* **Requirement**:
Each line below must be set down exactly; omit any image you find.

* **Data section**:
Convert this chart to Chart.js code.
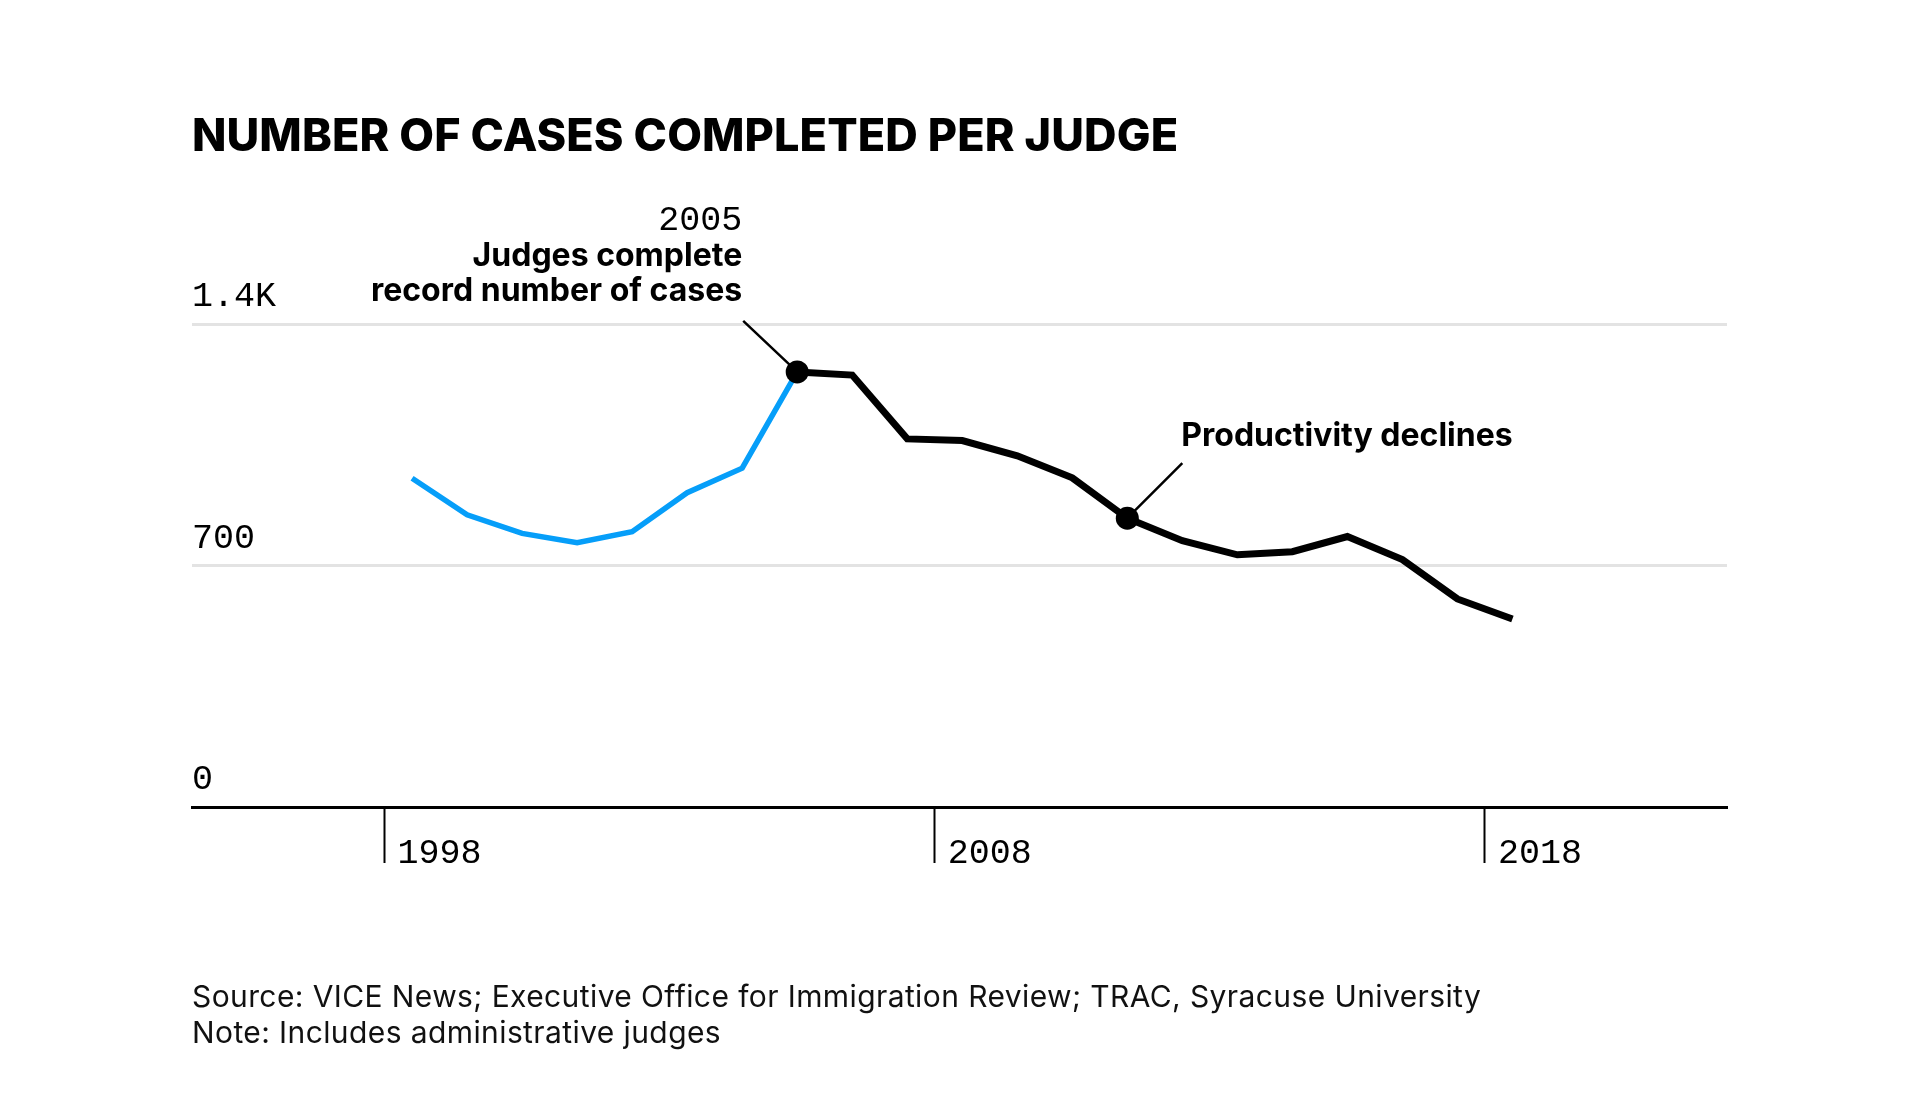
<!DOCTYPE html>
<html>
<head>
<meta charset="utf-8">
<title>Number of cases completed per judge</title>
<script src="https://cdn.jsdelivr.net/npm/chart.js@4.4.1/dist/chart.umd.min.js"></script>
<style>
  html, body { margin: 0; padding: 0; background: #fff; }
  body { width: 1920px; height: 1116px; position: relative; overflow: hidden;
         font-family: Inter, "Noto Sans", sans-serif; color: #000; }
  #title { position: absolute; left: 192px; top: 112px; font-size: 45px; line-height: 45px;
           font-weight: 800; letter-spacing: 0.1px; white-space: nowrap; }
  #notes { position: absolute; left: 192px; top: 978px; font-size: 30px; line-height: 36px;
           letter-spacing: 0.4px; color: #111; white-space: nowrap; }
  #wrap { position: absolute; left: 0; top: 0; width: 1920px; height: 1116px; }
</style>
</head>
<body>
<div id="wrap"><canvas id="chart"></canvas></div>
<div id="title">NUMBER OF CASES COMPLETED PER JUDGE</div>
<div id="notes">Source: VICE News; Executive Office for Immigration Review; TRAC, Syracuse University<br>Note: Includes administrative judges</div>
<script>
// values (fiscal years, plotted mid-year)
const years = [1998, 1999, 2000, 2001, 2002, 2003, 2004, 2005, 2006, 2007, 2008,
               2009, 2010, 2011, 2012, 2013, 2014, 2015, 2016, 2017, 2018];
const casesPerJudge = [953, 847, 793, 766, 798, 911, 982, 1261, 1252, 1067, 1062,
                       1018, 954, 837, 772, 731, 740, 784, 717, 603, 545];
const peakYear = 2005;          // blue segment runs up to here
const declineYear = 2011;       // "Productivity declines" marker
const yTicks = [0, 700, 1400];
const yTickLabels = ['0', '700', '1.4K'];
const xTicks = [1998, 2008, 2018];

const BLUE = '#069ef9';
const MONO = '"Liberation Mono", "DejaVu Sans Mono", monospace';
const SANS = 'Inter, "Noto Sans", sans-serif';

const pts = years.map((yr, i) => ({ x: yr + 0.5, y: casesPerJudge[i] }));
const risePts = pts.filter((p, i) => years[i] <= peakYear);
const fallPts = pts.filter((p, i) => years[i] >= peakYear);

function pointAt(chart, yr) {
  const i = years.indexOf(yr);
  return {
    x: chart.scales.x.getPixelForValue(yr + 0.5),
    y: chart.scales.y.getPixelForValue(casesPerJudge[i]),
  };
}

// leader lines go under the line, text on top
const annotations = {
  id: 'annotations',
  beforeDatasetsDraw(chart) {
    const ctx = chart.ctx;
    const a = pointAt(chart, peakYear);
    const b = pointAt(chart, declineYear);
    ctx.save();
    ctx.strokeStyle = '#000';
    ctx.lineWidth = 2.5;
    ctx.beginPath();
    ctx.moveTo(a.x - 54, a.y - 51);
    ctx.lineTo(a.x, a.y);
    ctx.moveTo(b.x + 55, b.y - 55);
    ctx.lineTo(b.x, b.y);
    ctx.stroke();
    ctx.restore();
  },
  afterDatasetsDraw(chart) {
    const ctx = chart.ctx;
    const a = pointAt(chart, peakYear);
    const b = pointAt(chart, declineYear);
    ctx.save();
    ctx.fillStyle = '#000';
    ctx.textBaseline = 'alphabetic';
    ctx.textAlign = 'right';
    ctx.font = '35px ' + MONO;
    ctx.fillText(String(peakYear), a.x - 55, a.y - 142);
    ctx.font = '700 32px ' + SANS;
    ctx.fillText('Judges complete', a.x - 55, a.y - 106);
    ctx.fillText('record number of cases', a.x - 55, a.y - 71);
    ctx.textAlign = 'left';
    ctx.fillText('Productivity declines', b.x + 54, b.y - 72);
    ctx.restore();
  },
  // year labels sit to the right of the long tick marks
  afterDraw(chart) {
    const ctx = chart.ctx;
    const x = chart.scales.x;
    const base = chart.chartArea.bottom + 56;
    ctx.save();
    ctx.fillStyle = '#000';
    ctx.font = '35px ' + MONO;
    ctx.textAlign = 'left';
    ctx.textBaseline = 'alphabetic';
    xTicks.forEach((v) => ctx.fillText(String(v), x.getPixelForValue(v) + 13, base));
    ctx.restore();
  },
};

const chart = new Chart(document.getElementById('chart'), {
  type: 'line',
  data: {
    datasets: [
      {
        data: fallPts,
        borderColor: '#000',
        borderWidth: 7,
        pointRadius: (c) => {
          const yr = c.raw ? c.raw.x - 0.5 : null;
          return yr === peakYear || yr === declineYear ? 11.5 : 0;
        },
        pointBackgroundColor: '#000',
        pointBorderWidth: 0,
        pointHoverRadius: 0,
        order: 1,
      },
      {
        data: risePts,
        borderColor: BLUE,
        borderWidth: 5.5,
        pointRadius: 0,
        order: 2,
      },
    ],
  },
  options: {
    responsive: true,
    maintainAspectRatio: false,
    animation: false,
    layout: { padding: { left: 192, right: 193, top: 324, bottom: 253 } },
    scales: {
      x: {
        type: 'linear',
        min: 1994.5,
        max: 2022.4,
        afterBuildTicks: (s) => { s.ticks = xTicks.map((v) => ({ value: v })); },
        grid: {
          drawOnChartArea: false,
          drawTicks: true,
          tickLength: 56,
          tickColor: '#000',
          tickWidth: 2,
        },
        border: { display: true, color: '#000', width: 3 },
        ticks: { display: false },
      },
      y: {
        min: 0,
        max: 1400,
        afterBuildTicks: (s) => { s.ticks = yTicks.map((v) => ({ value: v })); },
        grid: {
          drawTicks: false,
          lineWidth: 3,
          color: (c) => (c.tick && c.tick.value === 0 ? '#000' : '#e3e3e3'),
        },
        border: { display: false },
        ticks: {
          mirror: true,
          padding: 0,
          labelOffset: -27,
          color: '#000',
          font: { family: MONO, size: 35 },
          callback: (v) => yTickLabels[yTicks.indexOf(v)],
        },
      },
    },
    plugins: {
      legend: { display: false },
      tooltip: { enabled: false },
    },
  },
  plugins: [annotations],
});
</script>
</body>
</html>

* **Response to the exercise**:
Convert this chart to Chart.js code.
<!DOCTYPE html>
<html>
<head>
<meta charset="utf-8">
<title>Number of cases completed per judge</title>
<script src="https://cdn.jsdelivr.net/npm/chart.js@4.4.1/dist/chart.umd.min.js"></script>
<style>
  html, body { margin: 0; padding: 0; background: #fff; }
  body { width: 1920px; height: 1116px; position: relative; overflow: hidden;
         font-family: Inter, "Noto Sans", sans-serif; color: #000; }
  #title { position: absolute; left: 192px; top: 112px; font-size: 45px; line-height: 45px;
           font-weight: 800; letter-spacing: 0.1px; white-space: nowrap; }
  #notes { position: absolute; left: 192px; top: 978px; font-size: 30px; line-height: 36px;
           letter-spacing: 0.4px; color: #111; white-space: nowrap; }
  #wrap { position: absolute; left: 0; top: 0; width: 1920px; height: 1116px; }
</style>
</head>
<body>
<div id="wrap"><canvas id="chart"></canvas></div>
<div id="title">NUMBER OF CASES COMPLETED PER JUDGE</div>
<div id="notes">Source: VICE News; Executive Office for Immigration Review; TRAC, Syracuse University<br>Note: Includes administrative judges</div>
<script>
// values (fiscal years, plotted mid-year)
const years = [1998, 1999, 2000, 2001, 2002, 2003, 2004, 2005, 2006, 2007, 2008,
               2009, 2010, 2011, 2012, 2013, 2014, 2015, 2016, 2017, 2018];
const casesPerJudge = [953, 847, 793, 766, 798, 911, 982, 1261, 1252, 1067, 1062,
                       1018, 954, 837, 772, 731, 740, 784, 717, 603, 545];
const peakYear = 2005;          // blue segment runs up to here
const declineYear = 2011;       // "Productivity declines" marker
const yTicks = [0, 700, 1400];
const yTickLabels = ['0', '700', '1.4K'];
const xTicks = [1998, 2008, 2018];

const BLUE = '#069ef9';
const MONO = '"Liberation Mono", "DejaVu Sans Mono", monospace';
const SANS = 'Inter, "Noto Sans", sans-serif';

const pts = years.map((yr, i) => ({ x: yr + 0.5, y: casesPerJudge[i] }));
const risePts = pts.filter((p, i) => years[i] <= peakYear);
const fallPts = pts.filter((p, i) => years[i] >= peakYear);

function pointAt(chart, yr) {
  const i = years.indexOf(yr);
  return {
    x: chart.scales.x.getPixelForValue(yr + 0.5),
    y: chart.scales.y.getPixelForValue(casesPerJudge[i]),
  };
}

// leader lines go under the line, text on top
const annotations = {
  id: 'annotations',
  beforeDatasetsDraw(chart) {
    const ctx = chart.ctx;
    const a = pointAt(chart, peakYear);
    const b = pointAt(chart, declineYear);
    ctx.save();
    ctx.strokeStyle = '#000';
    ctx.lineWidth = 2.5;
    ctx.beginPath();
    ctx.moveTo(a.x - 54, a.y - 51);
    ctx.lineTo(a.x, a.y);
    ctx.moveTo(b.x + 55, b.y - 55);
    ctx.lineTo(b.x, b.y);
    ctx.stroke();
    ctx.restore();
  },
  afterDatasetsDraw(chart) {
    const ctx = chart.ctx;
    const a = pointAt(chart, peakYear);
    const b = pointAt(chart, declineYear);
    ctx.save();
    ctx.fillStyle = '#000';
    ctx.textBaseline = 'alphabetic';
    ctx.textAlign = 'right';
    ctx.font = '35px ' + MONO;
    ctx.fillText(String(peakYear), a.x - 55, a.y - 142);
    ctx.font = '700 32px ' + SANS;
    ctx.fillText('Judges complete', a.x - 55, a.y - 106);
    ctx.fillText('record number of cases', a.x - 55, a.y - 71);
    ctx.textAlign = 'left';
    ctx.fillText('Productivity declines', b.x + 54, b.y - 72);
    ctx.restore();
  },
  // year labels sit to the right of the long tick marks
  afterDraw(chart) {
    const ctx = chart.ctx;
    const x = chart.scales.x;
    const base = chart.chartArea.bottom + 56;
    ctx.save();
    ctx.fillStyle = '#000';
    ctx.font = '35px ' + MONO;
    ctx.textAlign = 'left';
    ctx.textBaseline = 'alphabetic';
    xTicks.forEach((v) => ctx.fillText(String(v), x.getPixelForValue(v) + 13, base));
    ctx.restore();
  },
};

const chart = new Chart(document.getElementById('chart'), {
  type: 'line',
  data: {
    datasets: [
      {
        data: fallPts,
        borderColor: '#000',
        borderWidth: 7,
        pointRadius: (c) => {
          const yr = c.raw ? c.raw.x - 0.5 : null;
          return yr === peakYear || yr === declineYear ? 11.5 : 0;
        },
        pointBackgroundColor: '#000',
        pointBorderWidth: 0,
        pointHoverRadius: 0,
        order: 1,
      },
      {
        data: risePts,
        borderColor: BLUE,
        borderWidth: 5.5,
        pointRadius: 0,
        order: 2,
      },
    ],
  },
  options: {
    responsive: true,
    maintainAspectRatio: false,
    animation: false,
    layout: { padding: { left: 192, right: 193, top: 324, bottom: 253 } },
    scales: {
      x: {
        type: 'linear',
        min: 1994.5,
        max: 2022.4,
        afterBuildTicks: (s) => { s.ticks = xTicks.map((v) => ({ value: v })); },
        grid: {
          drawOnChartArea: false,
          drawTicks: true,
          tickLength: 56,
          tickColor: '#000',
          tickWidth: 2,
        },
        border: { display: true, color: '#000', width: 3 },
        ticks: { display: false },
      },
      y: {
        min: 0,
        max: 1400,
        afterBuildTicks: (s) => { s.ticks = yTicks.map((v) => ({ value: v })); },
        grid: {
          drawTicks: false,
          lineWidth: 3,
          color: (c) => (c.tick && c.tick.value === 0 ? '#000' : '#e3e3e3'),
        },
        border: { display: false },
        ticks: {
          mirror: true,
          padding: 0,
          labelOffset: -27,
          color: '#000',
          font: { family: MONO, size: 35 },
          callback: (v) => yTickLabels[yTicks.indexOf(v)],
        },
      },
    },
    plugins: {
      legend: { display: false },
      tooltip: { enabled: false },
    },
  },
  plugins: [annotations],
});
</script>
</body>
</html>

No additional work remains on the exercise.